What's curious about their question and the dark contemporary mood it represents is that in a very measurable way, the world is better off than its ever been.

I'll start with poverty, which has declined more the in the past 50 years than the previous 500. Over the last 50 years, in fact, even while the population on Earth has doubled, the average per capita income globally (adjusted for inflation) has tripled.

We're not just richer than ever before, we're healthier as well. During the past century, maternal mortality has decreased by 90 percent, child mortality has decreased by 99 percent, while the length of the average human lifespan has more than doubled.

As Steven Pinker has lately made clear, since the middle ages, violence on Earth has been in constant decline. Homicide rates are a hundred-fold less than they were when they peaked 500 years ago. So we're not only healthier, we're safer as well.

If your measure of prosperity is tilted towards the availability of goods and services, consider that even the poorest American's today (those below the poverty line) have access to phones, toilets, running water, air conditioning and even a car. Go back 150 years and the wealthiest robber barons couldn't have never hoped for such wealth.

Right now, a Maasai Warrior on mobile phone has better mobile communications than the president did 25 years ago; And, if they're on Google, they have access to more information than the president did just 15 years ago. They are effectively living in a world of communications and information abundance.

Even more impressive are the vast array of tools and services now disguised as free mobile apps that this same Maasai Warrior can access: a GPS locator, video teleconferencing hardware and software, an HD video camera, a regular camera, a stereo system, a vast library of books, films, games and music. Go back 20 years and add the cost of these goods and services together -- you'll get a total well in excess of a million dollars. Today, they come standard with a smart phone.

So this brings us back to the question of our contemporary mood. If this is really the true picture of the world, why are so many of us convinced otherwise?

Turns out there are about a dozen reasons. Alongside my co-author Steven Kotler, I have a new book coming out (Abundance: The Future is Better Than You Think) in which we address all of them. There isn't time for that here, but I do want to mention a few.

For starters, the amygdala. Every second our brains are bombarded with a deluge of data, working continuously to sift through and sort the information, trying to tease apart the critical from the casual. And since nothing is more critical to the brain than survival, the first filter most of this incoming information encounters is the amygdala.

The amygdala is the part of the temporal lobe responsible for primal emotions like rage, hate, and fear.
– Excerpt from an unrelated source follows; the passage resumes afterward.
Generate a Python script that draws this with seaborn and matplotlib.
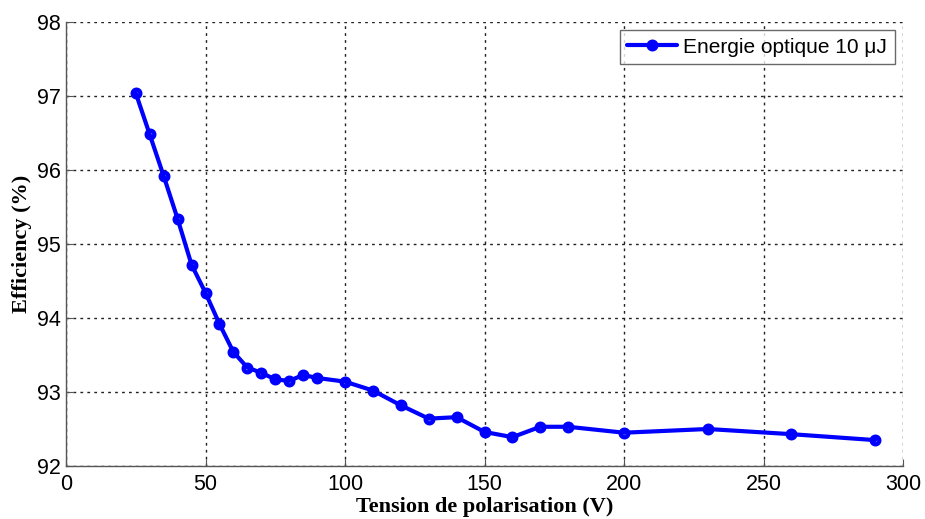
import matplotlib
matplotlib.use("Agg")
import matplotlib.pyplot as plt
import seaborn as sns
import pandas as pd

# Bias voltage (V) and measured efficiency (%)
tension = [25, 30, 35, 40, 45, 50, 55, 60, 65, 70, 75, 80, 85, 90, 100, 110,
           120, 130, 140, 150, 160, 170, 180, 200, 230, 260, 290]
efficiency = [97.04, 96.48, 95.92, 95.34, 94.72, 94.34, 93.92, 93.54, 93.33,
              93.26, 93.17, 93.15, 93.23, 93.19, 93.14, 93.02, 92.82, 92.64,
              92.66, 92.46, 92.39, 92.53, 92.53, 92.45, 92.50, 92.43, 92.35]
series_label = "Energie optique 10 \u03bcJ"

x_ticks = [0, 50, 100, 150, 200, 250, 300]
y_ticks = [92, 93, 94, 95, 96, 97, 98]

df = pd.DataFrame({"Tension": tension, "Efficiency": efficiency})

sns.set_theme(style="white")
plt.rcParams["font.family"] = ["Liberation Sans", "DejaVu Sans"]
plt.rcParams["text.color"] = "black"
plt.rcParams["axes.labelcolor"] = "black"
plt.rcParams["xtick.labelcolor"] = "black"
plt.rcParams["ytick.labelcolor"] = "black"

fig = plt.figure(figsize=(9.25, 5.19), dpi=100)
ax = fig.add_axes([66 / 925, 1 - 466 / 519, (903 - 66) / 925, (466 - 22) / 519])

sns.lineplot(data=df, x="Tension", y="Efficiency", ax=ax, color="#0000ff",
             linewidth=3.0, marker="o", markersize=5.5, markerfacecolor="none",
             markeredgecolor="#0000ff", markeredgewidth=3.1, label=series_label)

ax.set_xlim(0, 300)
ax.set_ylim(92, 98)
ax.set_xticks(x_ticks)
ax.set_yticks(y_ticks)
ax.tick_params(axis="both", which="major", labelsize=15.5, direction="in",
               length=5, width=0.8, color="#555555", left=True, bottom=True,
               pad=4)
ax.tick_params(axis="x", pad=6)

ax.grid(True, linestyle=(0, (2, 3)), color="#222222", linewidth=1.0)
for side in ["top", "right"]:
    ax.spines[side].set_visible(False)
for side in ["left", "bottom"]:
    ax.spines[side].set_color("#555555")
    ax.spines[side].set_linewidth(1.0)

ax.set_xlabel("Tension de polarisation (V)", fontfamily="Liberation Serif",
              fontweight="bold", fontsize=16, labelpad=1)
ax.set_ylabel("Efficiency (%)", fontfamily="Liberation Serif",
              fontweight="bold", fontsize=16, labelpad=3)

leg = ax.legend(loc="upper right", fontsize=15, frameon=True, fancybox=False,
                borderpad=0.35, handlelength=2.4, handletextpad=0.3,
                borderaxespad=0.4)
leg.get_frame().set_edgecolor("#444444")
leg.get_frame().set_linewidth(1.0)
for h in leg.legend_handles:
    h.set_markerfacecolor("#0000ff")

fig.savefig("out.png", dpi=100)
It's our early warning system, an organ always on high alert, whose job is to find anything in our environment that could threaten survival. So potent is the amygdala's response to potential threats that once turned on, it's almost impossible to shut off, and this is a problem in the modern world.

These days, we are saturated with information. We have millions of news outlets competing for our mind share. And how do they compete? By vying for the amygdala's attention. The old newspaper saw "If it bleeds, it leads" works because the first stop that all incoming information encounters is an organ already primed to look for danger. We're feeding a fiend. Bad news sells because the amygdala is always looking for something to fear.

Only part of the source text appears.